State how many lines of the records contain the string "standalone", and give no other information.

Material provided:
════

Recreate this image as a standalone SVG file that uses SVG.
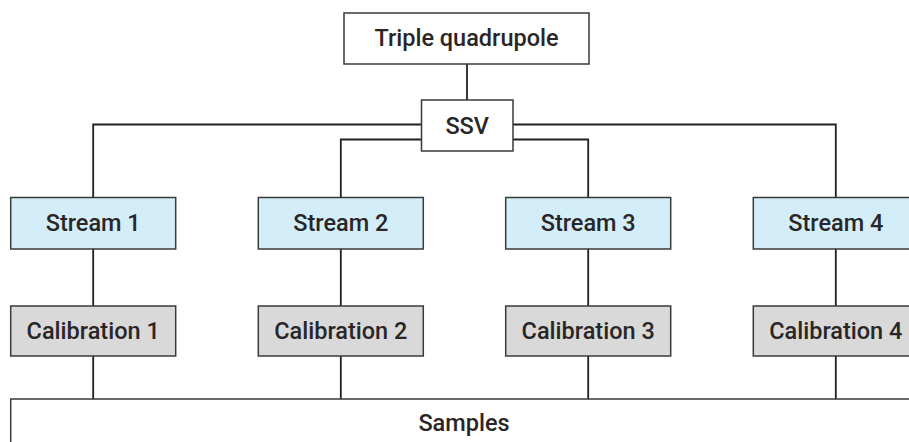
<svg xmlns="http://www.w3.org/2000/svg" width="909" height="442" viewBox="0 0 909 442">
<style>
.box{stroke:#3a3a3a;stroke-width:1.5}
.plain{fill:#ffffff}
.stream{fill:#d3eef9}
.cal{fill:#d9d9d9}
.lbl{font-family:Roboto,"Liberation Sans",sans-serif;font-size:23.5px;font-weight:500;fill:#2a2627;text-anchor:middle}
.conn{fill:none;stroke:#231f20;stroke-width:1.8}
</style>
<rect width="909" height="442" fill="#ffffff"/>
<g id="connectors">
<path class="conn" d="M467 64V100"/>
<path class="conn" d="M421.5 124.5H93.2V197.5M513 124.5H835.8V197.5"/>
<path class="conn" d="M421.5 139.5H340.8V197.5M513 139.5H588.2V197.5"/>
<path class="conn" d="M93.2 249V306M340.8 249V306M588.2 249V306M835.8 249V306"/>
<path class="conn" d="M93.2 356V399M340.8 356V399M588.2 356V399M835.8 356V399"/>
</g>
<g id="triple-quadrupole">
<rect class="box plain" x="344" y="13" width="245" height="51"/>
<text class="lbl" x="466.5" y="46">Triple quadrupole</text>
</g>
<g id="ssv">
<rect class="box plain" x="421.5" y="100" width="91.5" height="51"/>
<text class="lbl" x="467.2" y="133.5">SSV</text>
</g>
<g id="stream-1">
<rect class="box stream" x="10.7" y="197.5" width="165" height="51.5"/>
<text class="lbl" x="93.2" y="231">Stream 1</text>
</g>
<g id="stream-2">
<rect class="box stream" x="258.3" y="197.5" width="165" height="51.5"/>
<text class="lbl" x="340.8" y="231">Stream 2</text>
</g>
<g id="stream-3">
<rect class="box stream" x="505.7" y="197.5" width="165" height="51.5"/>
<text class="lbl" x="588.2" y="231">Stream 3</text>
</g>
<g id="stream-4">
<rect class="box stream" x="753.3" y="197.5" width="165" height="51.5"/>
<text class="lbl" x="835.8" y="231">Stream 4</text>
</g>
<g id="calibration-1">
<rect class="box cal" x="10.7" y="306" width="165" height="50"/>
<text class="lbl" x="93.2" y="339.3">Calibration 1</text>
</g>
<g id="calibration-2">
<rect class="box cal" x="258.3" y="306" width="165" height="50"/>
<text class="lbl" x="340.8" y="339.3">Calibration 2</text>
</g>
<g id="calibration-3">
<rect class="box cal" x="505.7" y="306" width="165" height="50"/>
<text class="lbl" x="588.2" y="339.3">Calibration 3</text>
</g>
<g id="calibration-4">
<rect class="box cal" x="753.3" y="306" width="165" height="50"/>
<text class="lbl" x="835.8" y="339.3">Calibration 4</text>
</g>
<g id="samples">
<rect class="box plain" x="10.7" y="399" width="920" height="60"/>
<text class="lbl" x="464" y="430.5">Samples</text>
</g>
</svg>
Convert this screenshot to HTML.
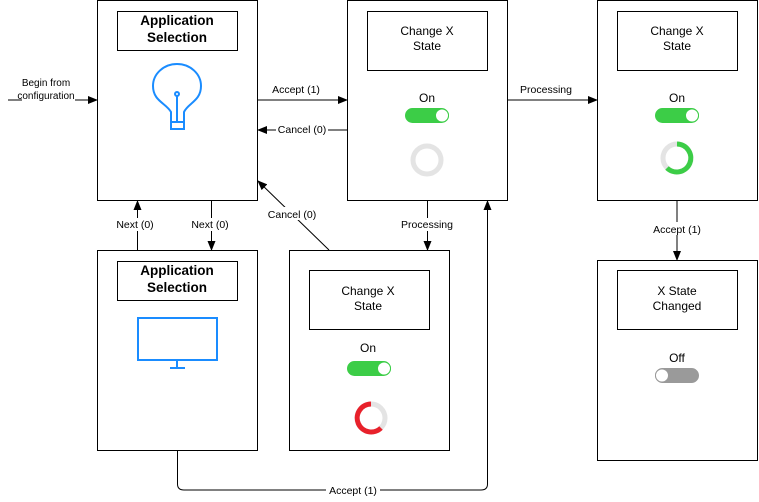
<!DOCTYPE html>
<html><head><style>html,body{margin:0;padding:0;background:#fff}svg{display:block}text{font-family:"Liberation Sans",sans-serif;font-size:11px;fill:#000}</style></head><body>
<svg width="759" height="502" viewBox="0 0 759 502" xmlns="http://www.w3.org/2000/svg">
<defs><marker id="a" markerWidth="10" markerHeight="8" refX="9" refY="4" orient="auto" markerUnits="userSpaceOnUse"><path d="M0,0 L10,4 L0,8 z" fill="#000"/></marker></defs>
<g fill="#fff" stroke="#000" stroke-width="1">
<rect x="97.5" y="0.5" width="160" height="200"/>
<rect x="117.5" y="11.5" width="120" height="39"/>
<rect x="347.5" y="0.5" width="160" height="200"/>
<rect x="367.5" y="11.5" width="120" height="59"/>
<rect x="597.5" y="0.5" width="160" height="200"/>
<rect x="617.5" y="11.5" width="120" height="59"/>
<rect x="97.5" y="250.5" width="160" height="200"/>
<rect x="117.5" y="261.5" width="120" height="39"/>
<rect x="289.5" y="250.5" width="160" height="200"/>
<rect x="309.5" y="270.5" width="120" height="59"/>
<rect x="597.5" y="260.5" width="160" height="200"/>
<rect x="617.5" y="270.5" width="120" height="59"/>
</g>
<g font-weight="bold" text-anchor="middle">
<text x="177" y="25" style="font-size:13.5px;font-weight:bold">Application</text>
<text x="177" y="42" style="font-size:13.5px;font-weight:bold">Selection</text>
<text x="177" y="275" style="font-size:13.5px;font-weight:bold">Application</text>
<text x="177" y="292" style="font-size:13.5px;font-weight:bold">Selection</text>
</g>
<g text-anchor="middle" style="font-size:12px">
<text x="427" y="35" style="font-size:12px">Change X</text><text x="427" y="50" style="font-size:12px">State</text>
<text x="677" y="35" style="font-size:12px">Change X</text><text x="677" y="50" style="font-size:12px">State</text>
<text x="368" y="295" style="font-size:12px">Change X</text><text x="368" y="310" style="font-size:12px">State</text>
<text x="677" y="295" style="font-size:12px">X State</text><text x="677" y="310" style="font-size:12px">Changed</text>
<text x="427" y="102" style="font-size:12px">On</text>
<text x="677" y="102" style="font-size:12px">On</text>
<text x="368" y="352" style="font-size:12px">On</text>
<text x="677" y="362" style="font-size:12px">Off</text>
</g>
<!-- toggles -->
<rect x="405" y="108" width="44" height="15" rx="7.5" fill="#3ccd47"/><circle cx="442" cy="115.5" r="6.5" fill="#fff" stroke="#3ccd47"/>
<rect x="655" y="108" width="44" height="15" rx="7.5" fill="#3ccd47"/><circle cx="692" cy="115.5" r="6.5" fill="#fff" stroke="#3ccd47"/>
<rect x="347" y="361" width="44" height="15" rx="7.5" fill="#3ccd47"/><circle cx="384" cy="368.5" r="6.5" fill="#fff" stroke="#3ccd47"/>
<rect x="655" y="368" width="44" height="15" rx="7.5" fill="#9a9a9a"/><circle cx="662" cy="375.5" r="6.5" fill="#fff" stroke="#9a9a9a"/>
<!-- spinners -->
<circle cx="427" cy="160" r="14" fill="none" stroke="#e4e4e4" stroke-width="5"/>
<circle cx="677" cy="158" r="14" fill="none" stroke="#e4e4e4" stroke-width="5"/>
<path d="M677,144 A14,14 0 1 1 667,168" fill="none" stroke="#3ccd47" stroke-width="5"/>
<circle cx="371" cy="418" r="14" fill="none" stroke="#e4e4e4" stroke-width="5"/>
<path d="M371,404 A14,14 0 1 0 381,428" fill="none" stroke="#e8212b" stroke-width="5"/>
<!-- bulb -->
<g fill="none" stroke="#1a8cff" stroke-width="2">
<path d="M171,122 L171,112 C166,103 153,101 153,86 A24,22 0 0 1 201,86 C201,101 188,103 184,112 L184,122"/>
<rect x="171" y="122" width="13" height="7"/>
<line x1="177" y1="96" x2="177" y2="122"/>
<circle cx="177" cy="94" r="2"/>
<!-- monitor -->
<rect x="138" y="318" width="79" height="42"/>
<line x1="177" y1="360" x2="177" y2="368"/>
<line x1="170" y1="368" x2="185" y2="368"/>
</g>
<!-- connectors -->
<g stroke="#000" stroke-width="1" fill="none">
<line x1="8" y1="100" x2="97" y2="100" marker-end="url(#a)"/>
<line x1="258" y1="100" x2="347" y2="100" marker-end="url(#a)"/>
<line x1="347" y1="130" x2="258" y2="130" marker-end="url(#a)"/>
<line x1="508" y1="100" x2="597" y2="100" marker-end="url(#a)"/>
<line x1="677" y1="201" x2="677" y2="260" marker-end="url(#a)"/>
<line x1="137.5" y1="250" x2="137.5" y2="201" marker-end="url(#a)"/>
<line x1="211.5" y1="201" x2="211.5" y2="250" marker-end="url(#a)"/>
<line x1="329" y1="250" x2="258" y2="181" marker-end="url(#a)"/>
<line x1="427.5" y1="201" x2="427.5" y2="250" marker-end="url(#a)"/>
<path d="M177.5,451 L177.5,484 Q177.5,490 184,490 L481,490 Q487.5,490 487.5,484 L487.5,201" marker-end="url(#a)"/>
</g>
<g text-anchor="middle">
<rect x="22" y="78" width="53" height="26" fill="#fff"/>
<text x="46" y="86" style="font-size:10px">Begin from</text>
<text x="46" y="99" style="font-size:10px">configuration</text>
<text x="296" y="93" style="font-size:10.5px">Accept (1)</text>
<rect x="276" y="123" width="52" height="13" fill="#fff"/>
<text x="302" y="133" style="font-size:10.5px">Cancel (0)</text>
<text x="546" y="93" style="font-size:10.5px">Processing</text>
<rect x="648" y="222" width="56" height="13" fill="#fff"/>
<text x="677" y="233" style="font-size:10.5px">Accept (1)</text>
<rect x="114" y="218" width="42" height="13" fill="#fff"/>
<text x="135" y="228" style="font-size:10.5px">Next (0)</text>
<rect x="188" y="218" width="44" height="13" fill="#fff"/>
<text x="210" y="228" style="font-size:10.5px">Next (0)</text>
<rect x="266" y="207" width="52" height="13" fill="#fff"/>
<text x="292" y="218" style="font-size:10.5px">Cancel (0)</text>
<rect x="398" y="218" width="58" height="13" fill="#fff"/>
<text x="427" y="228" style="font-size:10.5px">Processing</text>
<rect x="326" y="484" width="54" height="12" fill="#fff"/>
<text x="353" y="494" style="font-size:10.5px">Accept (1)</text>
</g>
</svg>
</body></html>
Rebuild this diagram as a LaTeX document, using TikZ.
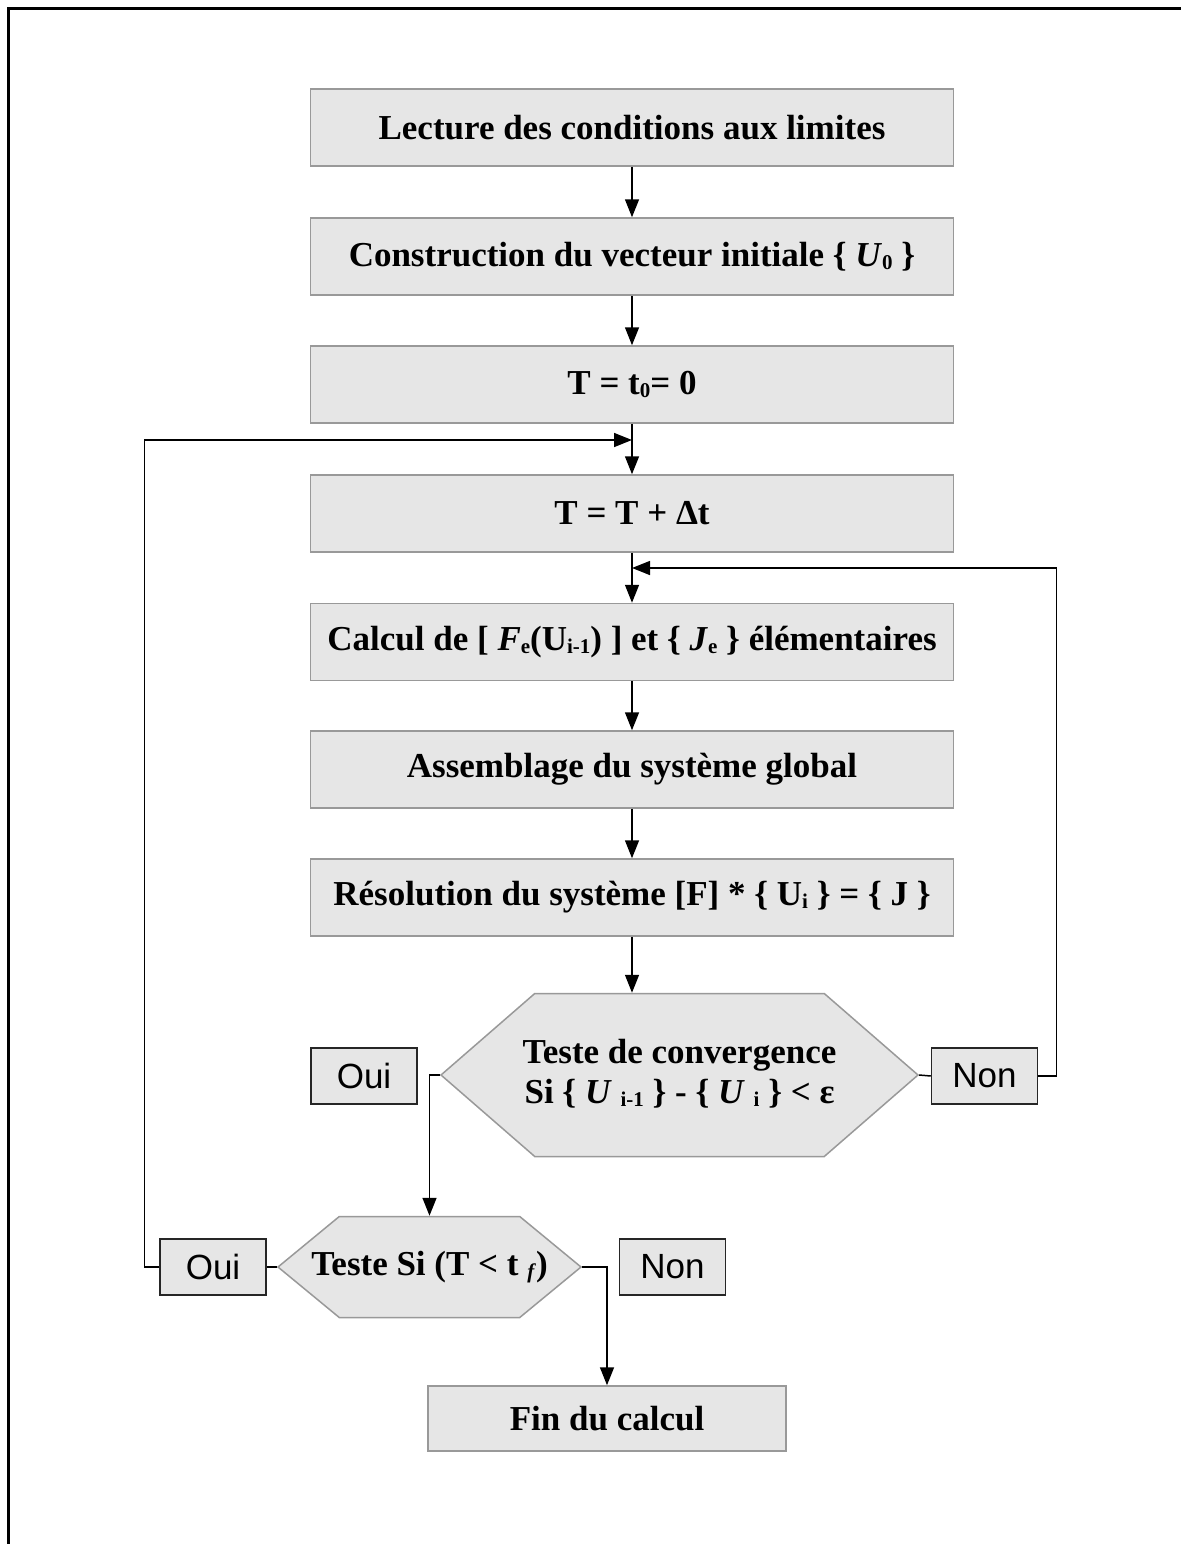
\documentclass[tikz,border=0pt]{standalone}
\usepackage{fontspec}
\setmainfont{Liberation Serif}
\newfontfamily\sansrep{Liberation Sans}
\usetikzlibrary{arrows.meta,shapes.symbols}

\definecolor{boxfill}{HTML}{E6E6E6}
\definecolor{boxline}{HTML}{999999}

% petits indices poses presque sur la ligne de base
\newcommand\low[1]{\raisebox{-3pt}{\fontsize{21}{21}\selectfont #1}}
% texte qui deborde du contour sans l'elargir
\newcommand\wide[1]{\makebox[0pt]{\begin{tabular}{@{}c@{}}#1\end{tabular}}}

\tikzset{
  etape/.style={rectangle,draw=boxline,line width=1.5pt,fill=boxfill,
    minimum width=643pt,minimum height=77pt,inner sep=0pt,
    font=\fontsize{35}{42}\selectfont\bfseries},
  testhex/.style={signal,signal to=west and east,draw=boxline,line width=1.5pt,
    fill=boxfill,inner sep=0pt,
    font=\fontsize{35}{40}\selectfont\bfseries},
  rep/.style={rectangle,draw=black!85,line width=1.5pt,fill=boxfill,
    minimum width=106pt,minimum height=56pt,inner sep=0pt,
    font=\fontsize{35}{42}\selectfont\sansrep},
  fleche/.style={-{Triangle[length=18pt,width=14pt]},line width=1.5pt}
}

\begin{document}
\begin{tikzpicture}[x=1pt,y=-1pt]

      \useasboundingbox (0,0) rectangle (1181,1544);
      \draw[line width=3pt] (8,1544) -- (8,9) -- (1181,9);

      \begin{scope}[every node/.style={etape}]
        \node (lect)  at (632,127.5) {Lecture des conditions aux limites};
        \node (const) at (632,256.5) {Construction du vecteur initiale \{ \textit{U}\low{0} \}};
        \node (init)  at (632,384.5) {T = t\low{0}= 0};
        \node (incr)  at (632,513.5) {T = T + Δt};
        \node (calc)  at (632,642)   {Calcul de [ \textit{F}\low{e}(U\low{i-1}) ] et \{ \textit{J}\low{e} \} élémentaires};
        \node (assem) at (632,769.5) {Assemblage du système global};
        \node (resol) at (632,897.5) {Résolution du système [F] * \{ U\low{i} \} = \{ J \}};
        \node[minimum width=358pt,minimum height=65pt] (fin) at (607,1418.5) {Fin du calcul};
      \end{scope}

      \begin{scope}[every node/.style={testhex}]
        \node[minimum width=477pt,minimum height=163pt,signal pointer angle=82] (conv) at (679.5,1075)
          {\wide{Teste de convergence\\Si \{ \textit{U} \low{i-1} \} - \{ \textit{U} \low{i} \} < ε}};
        \node[minimum width=303pt,minimum height=101pt,signal pointer angle=79] (tf) at (429.5,1267)
          {\wide{Teste Si (T < t \low{\textit{f}})}};
      \end{scope}

      \begin{scope}[every node/.style={rep}]
        \node (oui1) at (364,1076)   {Oui};
        \node (non1) at (984.5,1076) {Non};
        \node (oui2) at (213,1267)   {Oui};
        \node (non2) at (672.5,1267) {Non};
      \end{scope}

      \coordinate (j1) at (632,440);
      \coordinate (j2) at (632,568);

      \begin{scope}[every edge/.style={draw,fleche}]
        \path (lect)  edge (const);
        \path (const) edge (init);
        \path (init)  edge (incr);
        \path (incr)  edge (calc);
        \path (calc)  edge (assem);
        \path (assem) edge (resol);
        \path (resol) edge (resol.south |- conv.north);
      \end{scope}

      \draw[line width=1.5pt] (conv.east) -- (non1.west);
      \draw[line width=1.5pt] (tf.west) -- (oui2.east);
      \draw[fleche] (non1.east) -- ++(18,0) |- (j2);
      \draw[fleche] (oui2.west) -- ++(-15,0) |- (j1);
      \draw[fleche] (conv.west) -| (tf.north);
      \draw[fleche] (tf.east) -| (fin.north);

    \end{tikzpicture}
\end{document}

════

Answer below: 2